As I attempt to make some sort of cross analysis between my results from those three papers, one crossing is obvious. Variables pertinent to the market of labour, i.e. the average number of hours worked per person per year (AVH), the percentage of labour compensation in the gross national income (LABSH), and the indicator of human capital (HC), informative about the average length of educational path in the professionally active people, seem to play a special role as collectively pursued outcomes. The special role of those three – AVH, LABSH, and HC – seems to be impervious to, respectively, the presence or the absence of the variables I added from other sources in ‘Climbing the right hill […]’. It also seems impervious to the geographical scope and the temporal window of observation.

The most interesting direction for a further exploration seems to be in the crossing of ‘Black Swans […]’ with ‘Climbing the right hill […]. I take the structure from ‘Black Swans […]’ – namely the model where the optimization of an empirical variable impacts a range of social roles – and I put in that model the dataset from  ‘Climbing the right hill […]’. I observe the patterns of learning occurring in the perceptron, as I take different empirical variables.

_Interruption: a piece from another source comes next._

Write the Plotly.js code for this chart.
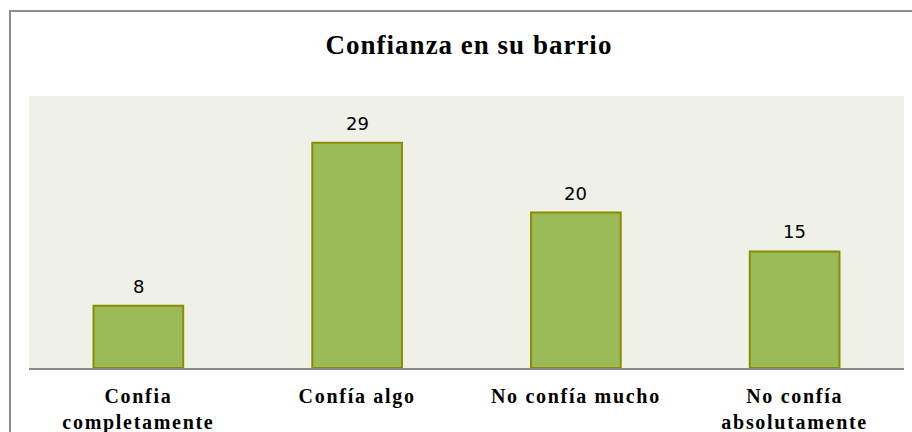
<!DOCTYPE html>
<html>
<head>
<meta charset="utf-8">
<script src="https://cdn.plot.ly/plotly-3.0.1.min.js"></script>
<style>
html,body{margin:0;padding:0;overflow:hidden;background:#fff;}
#chart{width:912px;height:432px;}
#frame{position:absolute;left:9px;top:10px;width:940px;height:460px;border:2px solid #8c8c8c;pointer-events:none;}
.xtick text{letter-spacing:1.7px;}
.gtitle{letter-spacing:1px;}
</style>
</head>
<body>
<div id="chart"></div>
<div id="frame"></div>
<script>
const categories = ["Confia<br>completamente", "Confía algo", "No confía mucho", "No confía<br>absolutamente"];
const values = [8, 29, 20, 15];

const trace = {
  type: 'bar',
  x: categories,
  y: values,
  marker: {color: '#9BBB59', line: {color: '#8A8C00', width: 2}},
  hoverinfo: 'none'
};

const annotations = categories.map((c, i) => ({
  x: c, y: values[i], xref: 'x', yref: 'y',
  text: String(values[i]),
  showarrow: false,
  yanchor: 'bottom', yshift: 7,
  font: {family: 'DejaVu Sans', size: 18, color: '#000'}
}));

const layout = {
  width: 912, height: 432,
  margin: {l: 29, r: 8, t: 96, b: 64},
  paper_bgcolor: '#ffffff',
  plot_bgcolor: '#EFF1E8',
  bargap: 0.59,
  showlegend: false,
  annotations: annotations,
  title: {
    text: '<b>Confianza en su barrio</b>',
    font: {family: 'Liberation Serif', size: 27, color: '#000'},
    x: 469/912, xanchor: 'center', xref: 'container',
    y: 1 - 45/432, yanchor: 'middle', yref: 'container'
  },
  xaxis: {
    type: 'category',
    showline: true, linecolor: '#888888', linewidth: 2,
    ticks: 'outside', ticklen: 9, tickcolor: 'rgba(0,0,0,0)',
    tickfont: {family: 'Liberation Serif', size: 20, color: '#000', weight: 'bold'},
    showgrid: false, fixedrange: true
  },
  yaxis: {
    range: [0, 35], visible: false, showgrid: false, zeroline: false, fixedrange: true
  }
};

Plotly.newPlot('chart', [trace], layout, {displayModeBar: false, staticPlot: true});
</script>
</body>
</html>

Variables which are strong collective orientations – AVH, LABSH, and HC – display a special pattern of learning, different from other variables. Their local residual error (i.e. the arithmetical difference between the value of neural activation function and the local empirical value at hand), swings in a wide amplitude, yet in a predictable cycle. It is a pattern of learning in the lines of ‘we make a lot of mistakes, then we minimize them, and then we repeat: a lot of mistakes followed by a period of accuracy’. Other variables, run through the same model, display something different: a general tendency to minimal error, with occasional, pretty random bumps. Not much error, and not much of a visible cycle in learning.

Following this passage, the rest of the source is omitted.